A flat-design homepage replaces raised buttons with plain text links styled only with a subtle color shift. Analytics show click rates drop — users do not recognize the text as interactive because it lacks the visual affordance of a button. Adding back a minimal border and padding (keeping the modern aesthetic but restoring the "button" mental model) lifts click-through significantly. The design is still clean; it just communicates clickability.

Best Practices

  • Give interactive elements visible affordance: borders, shadows, color blocks, or underlines for links.
  • Distinguish primary, secondary, and tertiary actions with different affordance strengths.
  • Use hover states to reinforce interactivity on desktop; touch devices need static affordance cues since hover doesn't exist.
  • Test on users who have never seen the design before — familiarity blinds designers to missing affordances.

Common Mistakes

  • Flat-design minimalism that strips all affordance cues, creating "mystery meat" interfaces where users cannot tell what is clickable.
  • Using color alone to signal interactivity, which fails for colorblind users and low-contrast displays.

Industry Context

SaaS and B2B: dashboard clickable elements often suffer from weak affordance in modern flat designs; users miss features that were always visible. Ecommerce and DTC: "Add to Cart" buttons must scream "press me" — even a 5% drop in button affordance compounds across every product page.

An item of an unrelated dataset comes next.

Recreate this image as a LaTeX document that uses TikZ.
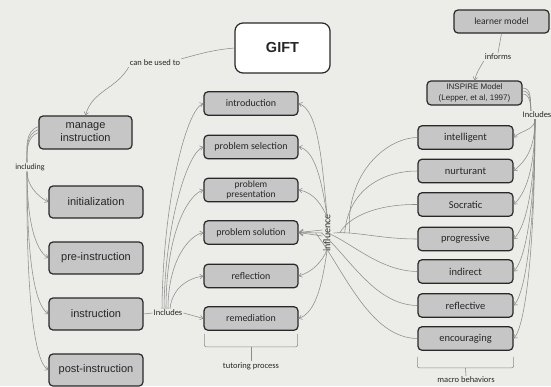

Lead generation: form submit buttons need strong visual affordance; a submit that looks like a label gets missed entirely.

The Behavioral Science Connection

Affordance taps into embodied cognition — the brain rapidly maps visual cues to physical action schemas ("this looks like I could press it"), enabling interaction without deliberation.

Key Takeaway

If users have to guess whether something is clickable, you have already lost; visible affordance is non-negotiable for conversion-critical elements.